◆ **DATA SECTION**:
--- BEGIN ---

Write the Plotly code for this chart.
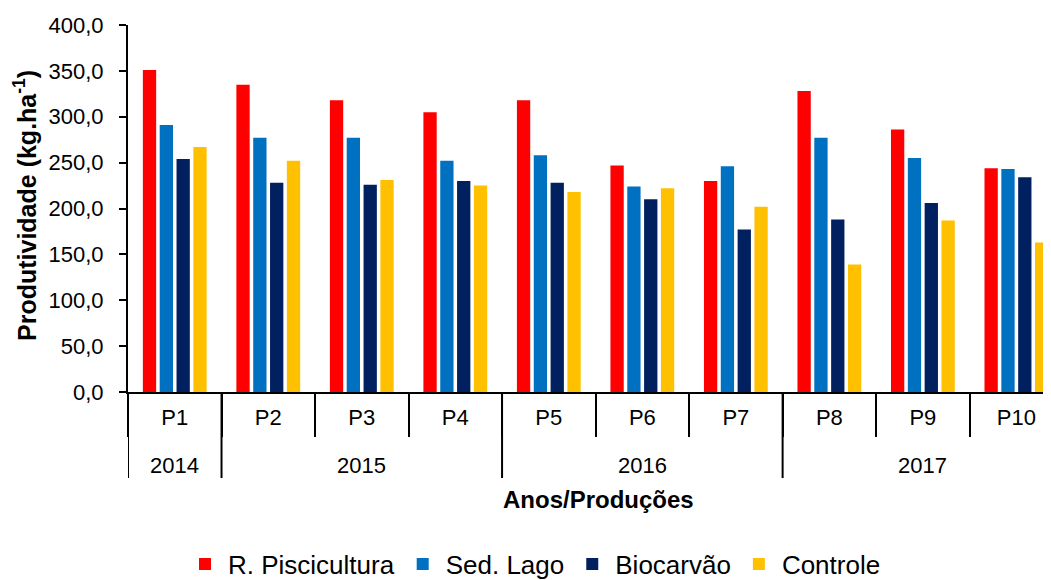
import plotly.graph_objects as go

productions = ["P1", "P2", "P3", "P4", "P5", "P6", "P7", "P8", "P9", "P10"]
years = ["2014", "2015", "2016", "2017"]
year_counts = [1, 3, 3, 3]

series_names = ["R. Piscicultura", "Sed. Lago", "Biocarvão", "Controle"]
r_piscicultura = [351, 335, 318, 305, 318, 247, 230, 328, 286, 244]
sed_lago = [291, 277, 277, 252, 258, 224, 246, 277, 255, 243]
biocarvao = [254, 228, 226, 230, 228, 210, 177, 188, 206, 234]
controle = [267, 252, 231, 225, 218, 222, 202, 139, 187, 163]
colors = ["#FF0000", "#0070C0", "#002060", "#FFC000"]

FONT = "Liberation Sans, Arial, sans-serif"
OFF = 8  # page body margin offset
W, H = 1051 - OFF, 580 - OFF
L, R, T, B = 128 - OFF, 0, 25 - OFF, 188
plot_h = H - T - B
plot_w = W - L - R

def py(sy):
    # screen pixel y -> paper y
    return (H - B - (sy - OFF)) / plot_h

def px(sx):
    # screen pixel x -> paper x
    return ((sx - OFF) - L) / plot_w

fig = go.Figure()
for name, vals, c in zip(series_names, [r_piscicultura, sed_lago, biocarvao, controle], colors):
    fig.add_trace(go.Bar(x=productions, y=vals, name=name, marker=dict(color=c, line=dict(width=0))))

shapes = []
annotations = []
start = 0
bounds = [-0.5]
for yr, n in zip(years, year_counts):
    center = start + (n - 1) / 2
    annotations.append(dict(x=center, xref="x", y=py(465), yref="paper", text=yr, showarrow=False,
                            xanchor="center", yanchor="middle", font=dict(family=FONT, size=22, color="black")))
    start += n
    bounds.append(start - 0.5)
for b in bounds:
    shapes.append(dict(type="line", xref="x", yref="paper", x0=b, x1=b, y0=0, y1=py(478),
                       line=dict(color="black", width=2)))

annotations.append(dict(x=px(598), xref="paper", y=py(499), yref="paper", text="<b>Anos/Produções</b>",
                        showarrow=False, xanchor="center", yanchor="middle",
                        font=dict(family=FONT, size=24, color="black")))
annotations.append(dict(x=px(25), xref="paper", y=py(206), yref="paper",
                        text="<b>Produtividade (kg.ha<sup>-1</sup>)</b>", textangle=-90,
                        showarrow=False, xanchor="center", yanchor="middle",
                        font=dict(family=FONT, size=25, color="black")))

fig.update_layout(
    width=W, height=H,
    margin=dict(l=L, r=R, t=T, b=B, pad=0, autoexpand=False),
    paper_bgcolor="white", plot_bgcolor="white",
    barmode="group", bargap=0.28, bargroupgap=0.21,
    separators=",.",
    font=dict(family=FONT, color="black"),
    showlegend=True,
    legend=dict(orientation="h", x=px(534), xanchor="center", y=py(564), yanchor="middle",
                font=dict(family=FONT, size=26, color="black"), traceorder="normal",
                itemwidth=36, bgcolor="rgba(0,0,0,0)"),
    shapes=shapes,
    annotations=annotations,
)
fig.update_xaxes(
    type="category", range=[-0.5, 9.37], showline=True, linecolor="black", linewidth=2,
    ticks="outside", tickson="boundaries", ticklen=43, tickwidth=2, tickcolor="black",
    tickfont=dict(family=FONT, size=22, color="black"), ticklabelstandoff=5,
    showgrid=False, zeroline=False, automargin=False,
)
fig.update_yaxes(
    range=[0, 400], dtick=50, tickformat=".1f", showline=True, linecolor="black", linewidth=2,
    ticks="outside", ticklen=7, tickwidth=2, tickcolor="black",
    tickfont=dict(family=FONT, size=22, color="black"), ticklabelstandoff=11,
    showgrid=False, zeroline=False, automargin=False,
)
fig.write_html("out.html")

--- END ---

◆ **REQUIREMENTS**:
Pictures excluded, quote all the data above exactly.

◆ **SOLUTION**:
Write the Plotly code for this chart.
import plotly.graph_objects as go

productions = ["P1", "P2", "P3", "P4", "P5", "P6", "P7", "P8", "P9", "P10"]
years = ["2014", "2015", "2016", "2017"]
year_counts = [1, 3, 3, 3]

series_names = ["R. Piscicultura", "Sed. Lago", "Biocarvão", "Controle"]
r_piscicultura = [351, 335, 318, 305, 318, 247, 230, 328, 286, 244]
sed_lago = [291, 277, 277, 252, 258, 224, 246, 277, 255, 243]
biocarvao = [254, 228, 226, 230, 228, 210, 177, 188, 206, 234]
controle = [267, 252, 231, 225, 218, 222, 202, 139, 187, 163]
colors = ["#FF0000", "#0070C0", "#002060", "#FFC000"]

FONT = "Liberation Sans, Arial, sans-serif"
OFF = 8  # page body margin offset
W, H = 1051 - OFF, 580 - OFF
L, R, T, B = 128 - OFF, 0, 25 - OFF, 188
plot_h = H - T - B
plot_w = W - L - R

def py(sy):
    # screen pixel y -> paper y
    return (H - B - (sy - OFF)) / plot_h

def px(sx):
    # screen pixel x -> paper x
    return ((sx - OFF) - L) / plot_w

fig = go.Figure()
for name, vals, c in zip(series_names, [r_piscicultura, sed_lago, biocarvao, controle], colors):
    fig.add_trace(go.Bar(x=productions, y=vals, name=name, marker=dict(color=c, line=dict(width=0))))

shapes = []
annotations = []
start = 0
bounds = [-0.5]
for yr, n in zip(years, year_counts):
    center = start + (n - 1) / 2
    annotations.append(dict(x=center, xref="x", y=py(465), yref="paper", text=yr, showarrow=False,
                            xanchor="center", yanchor="middle", font=dict(family=FONT, size=22, color="black")))
    start += n
    bounds.append(start - 0.5)
for b in bounds:
    shapes.append(dict(type="line", xref="x", yref="paper", x0=b, x1=b, y0=0, y1=py(478),
                       line=dict(color="black", width=2)))

annotations.append(dict(x=px(598), xref="paper", y=py(499), yref="paper", text="<b>Anos/Produções</b>",
                        showarrow=False, xanchor="center", yanchor="middle",
                        font=dict(family=FONT, size=24, color="black")))
annotations.append(dict(x=px(25), xref="paper", y=py(206), yref="paper",
                        text="<b>Produtividade (kg.ha<sup>-1</sup>)</b>", textangle=-90,
                        showarrow=False, xanchor="center", yanchor="middle",
                        font=dict(family=FONT, size=25, color="black")))

fig.update_layout(
    width=W, height=H,
    margin=dict(l=L, r=R, t=T, b=B, pad=0, autoexpand=False),
    paper_bgcolor="white", plot_bgcolor="white",
    barmode="group", bargap=0.28, bargroupgap=0.21,
    separators=",.",
    font=dict(family=FONT, color="black"),
    showlegend=True,
    legend=dict(orientation="h", x=px(534), xanchor="center", y=py(564), yanchor="middle",
                font=dict(family=FONT, size=26, color="black"), traceorder="normal",
                itemwidth=36, bgcolor="rgba(0,0,0,0)"),
    shapes=shapes,
    annotations=annotations,
)
fig.update_xaxes(
    type="category", range=[-0.5, 9.37], showline=True, linecolor="black", linewidth=2,
    ticks="outside", tickson="boundaries", ticklen=43, tickwidth=2, tickcolor="black",
    tickfont=dict(family=FONT, size=22, color="black"), ticklabelstandoff=5,
    showgrid=False, zeroline=False, automargin=False,
)
fig.update_yaxes(
    range=[0, 400], dtick=50, tickformat=".1f", showline=True, linecolor="black", linewidth=2,
    ticks="outside", ticklen=7, tickwidth=2, tickcolor="black",
    tickfont=dict(family=FONT, size=22, color="black"), ticklabelstandoff=11,
    showgrid=False, zeroline=False, automargin=False,
)
fig.write_html("out.html")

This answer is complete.